*Requirements*:
List every line below containing "this".

[Figure scripts]
>>>>>
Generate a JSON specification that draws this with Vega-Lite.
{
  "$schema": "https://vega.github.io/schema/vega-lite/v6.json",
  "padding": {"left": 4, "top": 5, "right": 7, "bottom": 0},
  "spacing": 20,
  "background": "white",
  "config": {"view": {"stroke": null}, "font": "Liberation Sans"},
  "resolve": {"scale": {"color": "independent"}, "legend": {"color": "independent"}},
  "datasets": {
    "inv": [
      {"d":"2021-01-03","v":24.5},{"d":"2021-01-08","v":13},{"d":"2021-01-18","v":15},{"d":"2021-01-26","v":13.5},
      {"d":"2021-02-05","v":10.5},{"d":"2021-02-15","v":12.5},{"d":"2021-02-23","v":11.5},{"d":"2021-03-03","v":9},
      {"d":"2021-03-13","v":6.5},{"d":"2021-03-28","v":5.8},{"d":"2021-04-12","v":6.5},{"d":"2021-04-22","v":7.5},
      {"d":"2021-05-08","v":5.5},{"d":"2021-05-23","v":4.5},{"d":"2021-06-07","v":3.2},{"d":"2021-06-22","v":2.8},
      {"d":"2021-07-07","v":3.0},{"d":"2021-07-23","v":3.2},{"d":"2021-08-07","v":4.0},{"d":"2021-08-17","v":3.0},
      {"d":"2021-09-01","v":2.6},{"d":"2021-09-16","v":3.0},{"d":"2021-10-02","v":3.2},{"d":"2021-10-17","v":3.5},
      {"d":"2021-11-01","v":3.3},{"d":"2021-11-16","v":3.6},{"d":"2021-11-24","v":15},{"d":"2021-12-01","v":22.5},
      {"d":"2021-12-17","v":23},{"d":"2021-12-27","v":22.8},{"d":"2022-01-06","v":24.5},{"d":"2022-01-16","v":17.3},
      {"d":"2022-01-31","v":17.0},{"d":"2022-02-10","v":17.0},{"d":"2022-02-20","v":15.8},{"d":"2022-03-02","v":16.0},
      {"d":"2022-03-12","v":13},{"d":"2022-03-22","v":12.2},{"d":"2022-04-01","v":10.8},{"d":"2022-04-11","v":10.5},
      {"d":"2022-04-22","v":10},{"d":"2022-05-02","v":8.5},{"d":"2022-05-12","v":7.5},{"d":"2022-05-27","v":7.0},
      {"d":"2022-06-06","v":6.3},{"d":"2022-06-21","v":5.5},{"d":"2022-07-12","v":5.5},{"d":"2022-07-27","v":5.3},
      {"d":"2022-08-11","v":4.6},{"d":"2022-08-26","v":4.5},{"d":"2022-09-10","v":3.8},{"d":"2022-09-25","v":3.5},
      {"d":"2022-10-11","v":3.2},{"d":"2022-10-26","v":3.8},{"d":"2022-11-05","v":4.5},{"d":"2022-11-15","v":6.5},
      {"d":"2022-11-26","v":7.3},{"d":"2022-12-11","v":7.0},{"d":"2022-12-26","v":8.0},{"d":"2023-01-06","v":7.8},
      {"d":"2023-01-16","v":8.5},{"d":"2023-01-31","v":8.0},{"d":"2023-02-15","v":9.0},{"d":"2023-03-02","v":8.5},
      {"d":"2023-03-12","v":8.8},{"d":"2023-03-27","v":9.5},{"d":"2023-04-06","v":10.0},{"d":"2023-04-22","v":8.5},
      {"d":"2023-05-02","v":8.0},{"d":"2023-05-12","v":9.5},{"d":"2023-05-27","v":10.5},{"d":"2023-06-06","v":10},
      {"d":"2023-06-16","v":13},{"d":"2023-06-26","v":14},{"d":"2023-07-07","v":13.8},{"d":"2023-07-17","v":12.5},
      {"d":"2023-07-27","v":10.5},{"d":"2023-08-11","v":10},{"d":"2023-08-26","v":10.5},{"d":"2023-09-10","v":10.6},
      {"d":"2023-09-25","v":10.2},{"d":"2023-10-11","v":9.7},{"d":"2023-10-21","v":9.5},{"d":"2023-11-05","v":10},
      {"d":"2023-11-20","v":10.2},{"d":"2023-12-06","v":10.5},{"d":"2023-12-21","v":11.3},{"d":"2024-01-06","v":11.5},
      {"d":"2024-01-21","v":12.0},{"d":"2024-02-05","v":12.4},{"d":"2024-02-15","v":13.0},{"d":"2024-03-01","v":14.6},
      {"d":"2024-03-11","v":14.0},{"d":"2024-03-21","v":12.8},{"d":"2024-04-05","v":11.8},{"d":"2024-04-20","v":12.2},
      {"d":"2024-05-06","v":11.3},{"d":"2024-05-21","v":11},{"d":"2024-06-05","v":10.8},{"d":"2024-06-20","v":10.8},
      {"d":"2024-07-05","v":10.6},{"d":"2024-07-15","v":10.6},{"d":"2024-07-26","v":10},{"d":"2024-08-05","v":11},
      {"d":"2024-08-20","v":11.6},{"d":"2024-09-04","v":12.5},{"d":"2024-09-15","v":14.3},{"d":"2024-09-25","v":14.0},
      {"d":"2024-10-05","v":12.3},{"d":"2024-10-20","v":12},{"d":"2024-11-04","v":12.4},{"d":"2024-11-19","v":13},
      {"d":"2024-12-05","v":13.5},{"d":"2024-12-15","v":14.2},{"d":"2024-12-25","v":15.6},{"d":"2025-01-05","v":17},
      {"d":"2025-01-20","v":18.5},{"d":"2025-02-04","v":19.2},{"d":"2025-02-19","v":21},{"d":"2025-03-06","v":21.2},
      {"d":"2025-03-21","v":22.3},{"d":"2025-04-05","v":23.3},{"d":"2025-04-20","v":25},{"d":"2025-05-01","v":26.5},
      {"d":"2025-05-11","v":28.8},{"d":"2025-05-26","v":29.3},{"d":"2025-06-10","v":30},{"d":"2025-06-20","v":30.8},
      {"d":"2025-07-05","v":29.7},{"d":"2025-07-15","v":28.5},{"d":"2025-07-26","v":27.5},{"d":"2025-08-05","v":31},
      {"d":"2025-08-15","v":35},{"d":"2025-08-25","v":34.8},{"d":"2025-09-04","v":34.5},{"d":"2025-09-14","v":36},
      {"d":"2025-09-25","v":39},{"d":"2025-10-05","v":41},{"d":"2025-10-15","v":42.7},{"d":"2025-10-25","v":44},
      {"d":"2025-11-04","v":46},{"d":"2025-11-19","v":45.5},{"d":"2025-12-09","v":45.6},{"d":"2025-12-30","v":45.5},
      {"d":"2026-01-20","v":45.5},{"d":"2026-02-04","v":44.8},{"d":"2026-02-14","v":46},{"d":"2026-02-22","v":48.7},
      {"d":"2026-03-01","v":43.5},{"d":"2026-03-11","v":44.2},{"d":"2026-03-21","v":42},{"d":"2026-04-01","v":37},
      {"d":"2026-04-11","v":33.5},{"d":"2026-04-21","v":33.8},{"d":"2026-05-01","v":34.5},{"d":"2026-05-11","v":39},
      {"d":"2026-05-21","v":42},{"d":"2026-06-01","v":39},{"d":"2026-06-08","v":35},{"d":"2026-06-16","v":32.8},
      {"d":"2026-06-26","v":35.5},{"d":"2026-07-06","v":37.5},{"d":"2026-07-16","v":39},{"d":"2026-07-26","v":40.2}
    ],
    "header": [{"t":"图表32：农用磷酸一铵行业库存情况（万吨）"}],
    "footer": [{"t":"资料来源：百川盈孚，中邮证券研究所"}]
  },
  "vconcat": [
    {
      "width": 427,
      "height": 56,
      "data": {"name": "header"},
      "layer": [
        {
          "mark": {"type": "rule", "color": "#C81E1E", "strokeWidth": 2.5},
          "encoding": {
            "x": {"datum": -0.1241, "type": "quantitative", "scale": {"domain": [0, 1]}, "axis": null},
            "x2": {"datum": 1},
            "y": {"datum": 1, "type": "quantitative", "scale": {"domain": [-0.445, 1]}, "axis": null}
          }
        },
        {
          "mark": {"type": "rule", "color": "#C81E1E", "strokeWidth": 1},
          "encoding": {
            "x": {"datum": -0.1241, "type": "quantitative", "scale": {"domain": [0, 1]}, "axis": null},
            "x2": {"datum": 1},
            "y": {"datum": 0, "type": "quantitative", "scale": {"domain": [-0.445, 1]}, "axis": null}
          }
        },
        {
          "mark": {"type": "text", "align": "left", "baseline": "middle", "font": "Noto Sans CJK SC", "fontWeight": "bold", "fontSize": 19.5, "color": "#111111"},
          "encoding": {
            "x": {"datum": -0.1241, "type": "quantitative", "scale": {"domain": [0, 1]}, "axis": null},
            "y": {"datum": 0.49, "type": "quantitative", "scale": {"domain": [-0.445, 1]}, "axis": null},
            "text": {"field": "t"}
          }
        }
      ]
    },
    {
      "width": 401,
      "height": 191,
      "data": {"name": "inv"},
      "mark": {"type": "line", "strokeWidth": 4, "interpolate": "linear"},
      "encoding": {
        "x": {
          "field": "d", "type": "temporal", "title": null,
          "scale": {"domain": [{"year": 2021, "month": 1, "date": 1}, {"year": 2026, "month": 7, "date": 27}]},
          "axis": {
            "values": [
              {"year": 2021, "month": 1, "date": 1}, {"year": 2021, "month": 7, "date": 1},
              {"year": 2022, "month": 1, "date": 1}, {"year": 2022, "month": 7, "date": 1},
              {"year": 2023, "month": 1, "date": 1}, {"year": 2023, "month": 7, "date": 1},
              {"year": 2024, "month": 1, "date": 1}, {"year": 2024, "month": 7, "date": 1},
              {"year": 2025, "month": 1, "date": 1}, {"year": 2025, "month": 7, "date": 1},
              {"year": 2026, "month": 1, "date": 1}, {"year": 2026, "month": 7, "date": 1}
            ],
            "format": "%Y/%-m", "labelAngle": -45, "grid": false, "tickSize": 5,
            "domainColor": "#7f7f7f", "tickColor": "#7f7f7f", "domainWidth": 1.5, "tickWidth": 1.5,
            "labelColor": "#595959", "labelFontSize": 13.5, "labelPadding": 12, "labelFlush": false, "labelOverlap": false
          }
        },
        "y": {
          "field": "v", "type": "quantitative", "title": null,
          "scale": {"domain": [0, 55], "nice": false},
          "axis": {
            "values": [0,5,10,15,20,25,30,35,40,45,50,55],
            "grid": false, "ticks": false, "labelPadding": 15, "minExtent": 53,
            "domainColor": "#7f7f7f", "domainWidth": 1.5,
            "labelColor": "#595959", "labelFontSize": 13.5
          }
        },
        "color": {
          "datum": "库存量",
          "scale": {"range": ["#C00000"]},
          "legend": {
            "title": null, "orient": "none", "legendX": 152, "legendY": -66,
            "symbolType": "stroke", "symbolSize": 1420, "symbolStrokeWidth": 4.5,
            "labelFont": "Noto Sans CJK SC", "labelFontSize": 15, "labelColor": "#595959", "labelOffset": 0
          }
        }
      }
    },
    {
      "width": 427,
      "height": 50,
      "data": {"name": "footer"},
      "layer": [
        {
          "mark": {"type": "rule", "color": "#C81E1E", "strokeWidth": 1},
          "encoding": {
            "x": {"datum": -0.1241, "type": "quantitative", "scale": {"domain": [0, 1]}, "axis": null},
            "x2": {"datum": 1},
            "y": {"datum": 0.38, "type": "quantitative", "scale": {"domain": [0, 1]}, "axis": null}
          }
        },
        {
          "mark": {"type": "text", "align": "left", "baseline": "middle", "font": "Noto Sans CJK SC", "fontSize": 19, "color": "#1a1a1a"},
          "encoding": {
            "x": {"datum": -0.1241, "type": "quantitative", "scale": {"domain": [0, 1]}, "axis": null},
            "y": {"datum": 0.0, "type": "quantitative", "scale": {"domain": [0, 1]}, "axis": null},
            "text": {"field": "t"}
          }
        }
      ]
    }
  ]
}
<<<<<
>>>>>
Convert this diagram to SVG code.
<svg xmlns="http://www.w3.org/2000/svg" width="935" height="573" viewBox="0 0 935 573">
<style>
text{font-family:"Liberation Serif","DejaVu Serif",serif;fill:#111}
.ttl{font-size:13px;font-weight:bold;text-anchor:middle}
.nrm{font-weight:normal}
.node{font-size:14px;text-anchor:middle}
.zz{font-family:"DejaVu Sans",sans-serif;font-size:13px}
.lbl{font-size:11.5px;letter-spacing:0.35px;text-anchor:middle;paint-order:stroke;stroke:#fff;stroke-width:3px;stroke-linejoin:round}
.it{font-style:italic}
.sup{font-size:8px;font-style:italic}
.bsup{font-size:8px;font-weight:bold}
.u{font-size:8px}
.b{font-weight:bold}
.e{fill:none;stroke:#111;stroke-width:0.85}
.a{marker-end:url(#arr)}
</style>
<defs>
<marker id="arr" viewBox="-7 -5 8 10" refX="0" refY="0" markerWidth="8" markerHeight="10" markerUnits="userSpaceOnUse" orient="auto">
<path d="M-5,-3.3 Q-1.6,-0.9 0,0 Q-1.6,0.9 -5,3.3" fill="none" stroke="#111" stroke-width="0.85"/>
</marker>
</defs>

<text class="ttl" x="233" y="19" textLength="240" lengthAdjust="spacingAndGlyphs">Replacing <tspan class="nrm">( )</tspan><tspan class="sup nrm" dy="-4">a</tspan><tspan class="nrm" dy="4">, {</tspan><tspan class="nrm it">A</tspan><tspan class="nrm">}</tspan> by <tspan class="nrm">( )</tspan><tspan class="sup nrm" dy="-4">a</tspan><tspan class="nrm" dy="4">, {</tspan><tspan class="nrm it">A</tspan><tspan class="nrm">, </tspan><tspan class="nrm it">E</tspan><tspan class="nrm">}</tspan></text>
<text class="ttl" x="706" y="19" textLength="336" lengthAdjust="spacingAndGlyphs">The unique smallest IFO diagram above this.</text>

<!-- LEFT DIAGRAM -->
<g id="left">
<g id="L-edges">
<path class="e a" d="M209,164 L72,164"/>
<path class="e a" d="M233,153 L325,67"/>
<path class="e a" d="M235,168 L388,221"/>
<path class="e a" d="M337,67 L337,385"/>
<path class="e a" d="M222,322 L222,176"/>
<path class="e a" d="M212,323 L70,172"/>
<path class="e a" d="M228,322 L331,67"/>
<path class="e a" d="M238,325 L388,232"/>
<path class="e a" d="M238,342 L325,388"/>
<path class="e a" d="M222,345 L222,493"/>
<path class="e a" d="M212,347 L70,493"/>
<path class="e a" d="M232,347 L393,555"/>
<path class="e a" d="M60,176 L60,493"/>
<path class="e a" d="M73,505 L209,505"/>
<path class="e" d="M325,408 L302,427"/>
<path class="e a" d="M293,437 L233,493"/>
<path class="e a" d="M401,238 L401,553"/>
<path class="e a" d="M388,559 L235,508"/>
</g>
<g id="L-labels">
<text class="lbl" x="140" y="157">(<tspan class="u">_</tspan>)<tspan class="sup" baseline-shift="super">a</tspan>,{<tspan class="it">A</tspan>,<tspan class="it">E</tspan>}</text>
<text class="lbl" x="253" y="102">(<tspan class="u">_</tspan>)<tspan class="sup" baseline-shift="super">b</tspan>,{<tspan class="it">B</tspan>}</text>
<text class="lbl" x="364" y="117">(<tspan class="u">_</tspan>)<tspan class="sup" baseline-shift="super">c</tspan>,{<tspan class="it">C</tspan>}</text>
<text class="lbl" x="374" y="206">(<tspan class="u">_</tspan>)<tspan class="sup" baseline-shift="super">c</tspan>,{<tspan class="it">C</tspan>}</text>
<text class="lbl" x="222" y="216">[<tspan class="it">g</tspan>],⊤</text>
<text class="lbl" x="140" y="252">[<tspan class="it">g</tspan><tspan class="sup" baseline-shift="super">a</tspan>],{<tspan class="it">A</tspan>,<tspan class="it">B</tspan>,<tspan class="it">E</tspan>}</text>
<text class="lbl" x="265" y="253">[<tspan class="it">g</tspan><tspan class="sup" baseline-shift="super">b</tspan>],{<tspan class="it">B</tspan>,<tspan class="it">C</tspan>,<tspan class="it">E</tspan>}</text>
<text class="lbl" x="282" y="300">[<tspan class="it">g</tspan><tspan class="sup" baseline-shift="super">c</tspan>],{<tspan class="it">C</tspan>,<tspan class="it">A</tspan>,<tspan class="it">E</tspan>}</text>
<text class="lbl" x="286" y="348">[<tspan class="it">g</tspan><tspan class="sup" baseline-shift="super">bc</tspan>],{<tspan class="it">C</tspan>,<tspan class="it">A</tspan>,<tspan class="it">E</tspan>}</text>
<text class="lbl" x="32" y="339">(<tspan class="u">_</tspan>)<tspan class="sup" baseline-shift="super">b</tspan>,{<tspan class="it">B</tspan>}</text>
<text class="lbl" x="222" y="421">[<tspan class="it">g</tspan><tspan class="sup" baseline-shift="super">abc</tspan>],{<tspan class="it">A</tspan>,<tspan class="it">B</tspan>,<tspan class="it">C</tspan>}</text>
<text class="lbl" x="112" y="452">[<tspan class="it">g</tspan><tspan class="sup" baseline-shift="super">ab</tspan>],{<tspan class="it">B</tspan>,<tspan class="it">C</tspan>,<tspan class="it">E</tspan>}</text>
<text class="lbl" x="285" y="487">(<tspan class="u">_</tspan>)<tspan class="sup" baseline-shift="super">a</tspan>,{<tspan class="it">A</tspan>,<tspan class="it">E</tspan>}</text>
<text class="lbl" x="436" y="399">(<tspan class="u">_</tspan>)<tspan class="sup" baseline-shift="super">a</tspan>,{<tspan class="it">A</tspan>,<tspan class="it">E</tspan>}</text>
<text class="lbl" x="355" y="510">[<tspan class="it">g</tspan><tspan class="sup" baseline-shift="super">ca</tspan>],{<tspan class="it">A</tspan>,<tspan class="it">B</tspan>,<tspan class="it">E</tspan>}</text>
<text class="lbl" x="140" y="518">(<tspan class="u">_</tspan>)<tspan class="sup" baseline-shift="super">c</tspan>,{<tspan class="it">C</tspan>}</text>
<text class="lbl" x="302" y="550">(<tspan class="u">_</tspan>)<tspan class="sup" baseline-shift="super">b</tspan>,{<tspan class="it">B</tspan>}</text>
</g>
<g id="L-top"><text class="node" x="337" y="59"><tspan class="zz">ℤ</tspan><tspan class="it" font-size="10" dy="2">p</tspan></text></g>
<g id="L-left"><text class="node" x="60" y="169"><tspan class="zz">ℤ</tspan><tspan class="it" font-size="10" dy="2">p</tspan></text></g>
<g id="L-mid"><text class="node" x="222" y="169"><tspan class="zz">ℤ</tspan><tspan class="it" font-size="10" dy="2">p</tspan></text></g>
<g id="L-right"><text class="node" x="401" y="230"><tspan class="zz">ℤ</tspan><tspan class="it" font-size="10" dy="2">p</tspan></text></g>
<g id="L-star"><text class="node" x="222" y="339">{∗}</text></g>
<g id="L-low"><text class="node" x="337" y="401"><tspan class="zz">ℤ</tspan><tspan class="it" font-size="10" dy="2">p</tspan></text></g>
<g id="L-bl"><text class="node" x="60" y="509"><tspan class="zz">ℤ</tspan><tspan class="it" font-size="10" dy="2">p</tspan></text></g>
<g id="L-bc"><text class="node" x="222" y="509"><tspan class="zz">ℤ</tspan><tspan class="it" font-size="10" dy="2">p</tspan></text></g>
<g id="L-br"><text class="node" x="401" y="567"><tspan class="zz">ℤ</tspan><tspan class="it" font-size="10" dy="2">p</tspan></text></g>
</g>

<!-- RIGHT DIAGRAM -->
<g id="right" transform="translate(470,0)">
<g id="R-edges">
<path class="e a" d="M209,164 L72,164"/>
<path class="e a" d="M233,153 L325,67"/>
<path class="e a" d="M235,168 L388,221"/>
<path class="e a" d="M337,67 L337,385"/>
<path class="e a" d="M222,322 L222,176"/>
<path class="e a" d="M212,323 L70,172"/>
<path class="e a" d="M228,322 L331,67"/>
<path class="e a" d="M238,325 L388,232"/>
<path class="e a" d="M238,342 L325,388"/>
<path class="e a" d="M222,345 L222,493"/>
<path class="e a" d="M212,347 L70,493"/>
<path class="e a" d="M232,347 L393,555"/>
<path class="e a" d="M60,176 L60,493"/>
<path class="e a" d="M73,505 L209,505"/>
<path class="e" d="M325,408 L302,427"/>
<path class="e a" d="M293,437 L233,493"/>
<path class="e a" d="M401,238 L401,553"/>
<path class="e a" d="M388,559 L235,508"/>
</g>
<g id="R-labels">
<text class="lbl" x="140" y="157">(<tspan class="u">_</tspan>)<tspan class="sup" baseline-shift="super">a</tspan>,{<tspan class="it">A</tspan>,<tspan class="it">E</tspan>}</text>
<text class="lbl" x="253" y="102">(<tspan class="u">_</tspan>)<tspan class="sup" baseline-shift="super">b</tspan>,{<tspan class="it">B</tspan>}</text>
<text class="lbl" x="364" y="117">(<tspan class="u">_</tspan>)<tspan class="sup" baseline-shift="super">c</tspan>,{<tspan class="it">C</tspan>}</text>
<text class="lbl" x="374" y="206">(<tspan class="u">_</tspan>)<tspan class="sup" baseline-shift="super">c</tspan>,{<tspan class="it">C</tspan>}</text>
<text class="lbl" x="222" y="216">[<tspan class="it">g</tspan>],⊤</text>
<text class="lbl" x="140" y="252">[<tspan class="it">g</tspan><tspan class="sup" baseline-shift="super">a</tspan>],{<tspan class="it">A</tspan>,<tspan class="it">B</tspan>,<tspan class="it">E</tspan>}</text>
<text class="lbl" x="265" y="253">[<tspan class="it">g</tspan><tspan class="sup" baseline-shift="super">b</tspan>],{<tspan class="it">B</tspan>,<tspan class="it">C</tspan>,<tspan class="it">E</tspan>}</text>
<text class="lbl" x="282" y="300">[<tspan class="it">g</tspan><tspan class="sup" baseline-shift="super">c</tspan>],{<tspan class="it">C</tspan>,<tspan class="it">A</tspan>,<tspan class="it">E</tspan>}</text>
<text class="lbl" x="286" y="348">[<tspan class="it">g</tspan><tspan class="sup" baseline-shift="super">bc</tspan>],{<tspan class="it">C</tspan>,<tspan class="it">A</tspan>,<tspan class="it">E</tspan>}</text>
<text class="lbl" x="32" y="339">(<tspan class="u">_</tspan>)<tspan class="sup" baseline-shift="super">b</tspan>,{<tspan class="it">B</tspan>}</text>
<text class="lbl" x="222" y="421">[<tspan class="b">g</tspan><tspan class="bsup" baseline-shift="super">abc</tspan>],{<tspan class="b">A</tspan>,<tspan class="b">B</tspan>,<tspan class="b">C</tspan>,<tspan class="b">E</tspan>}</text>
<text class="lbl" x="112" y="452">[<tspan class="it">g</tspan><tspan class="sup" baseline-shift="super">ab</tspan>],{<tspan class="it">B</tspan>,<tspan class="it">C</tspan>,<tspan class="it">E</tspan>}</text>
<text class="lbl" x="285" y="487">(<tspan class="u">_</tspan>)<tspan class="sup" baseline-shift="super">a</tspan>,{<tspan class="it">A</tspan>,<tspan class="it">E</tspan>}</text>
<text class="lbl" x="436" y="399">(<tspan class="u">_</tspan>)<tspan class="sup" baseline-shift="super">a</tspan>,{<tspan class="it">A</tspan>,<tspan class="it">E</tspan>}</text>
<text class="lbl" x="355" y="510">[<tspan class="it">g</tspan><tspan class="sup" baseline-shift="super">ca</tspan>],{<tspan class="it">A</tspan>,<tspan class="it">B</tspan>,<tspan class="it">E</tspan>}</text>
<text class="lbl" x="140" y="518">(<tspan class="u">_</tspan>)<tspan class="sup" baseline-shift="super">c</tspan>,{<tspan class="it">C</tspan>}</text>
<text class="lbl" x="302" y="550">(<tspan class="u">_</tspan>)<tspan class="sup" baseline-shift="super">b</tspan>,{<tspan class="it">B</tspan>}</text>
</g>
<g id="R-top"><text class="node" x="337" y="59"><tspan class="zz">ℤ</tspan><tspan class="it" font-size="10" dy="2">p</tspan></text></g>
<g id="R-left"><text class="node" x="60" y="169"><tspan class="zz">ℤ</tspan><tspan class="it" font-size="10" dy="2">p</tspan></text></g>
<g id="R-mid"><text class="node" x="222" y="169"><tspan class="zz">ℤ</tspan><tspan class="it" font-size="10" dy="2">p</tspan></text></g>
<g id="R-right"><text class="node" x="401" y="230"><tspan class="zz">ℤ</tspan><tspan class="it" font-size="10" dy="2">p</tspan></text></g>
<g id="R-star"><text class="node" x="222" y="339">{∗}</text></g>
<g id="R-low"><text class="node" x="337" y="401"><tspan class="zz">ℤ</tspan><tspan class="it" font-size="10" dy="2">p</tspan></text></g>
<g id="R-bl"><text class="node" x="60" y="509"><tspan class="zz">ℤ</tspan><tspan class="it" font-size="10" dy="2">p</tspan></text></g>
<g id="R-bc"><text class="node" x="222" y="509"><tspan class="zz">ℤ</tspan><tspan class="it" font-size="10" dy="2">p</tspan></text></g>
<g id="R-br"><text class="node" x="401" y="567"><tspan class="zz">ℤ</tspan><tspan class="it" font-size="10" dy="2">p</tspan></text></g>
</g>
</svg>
<<<<<
*Complete answer*:
Generate a JSON specification that draws this with Vega-Lite.
Convert this diagram to SVG code.
<text class="ttl" x="706" y="19" textLength="336" lengthAdjust="spacingAndGlyphs">The unique smallest IFO diagram above this.</text>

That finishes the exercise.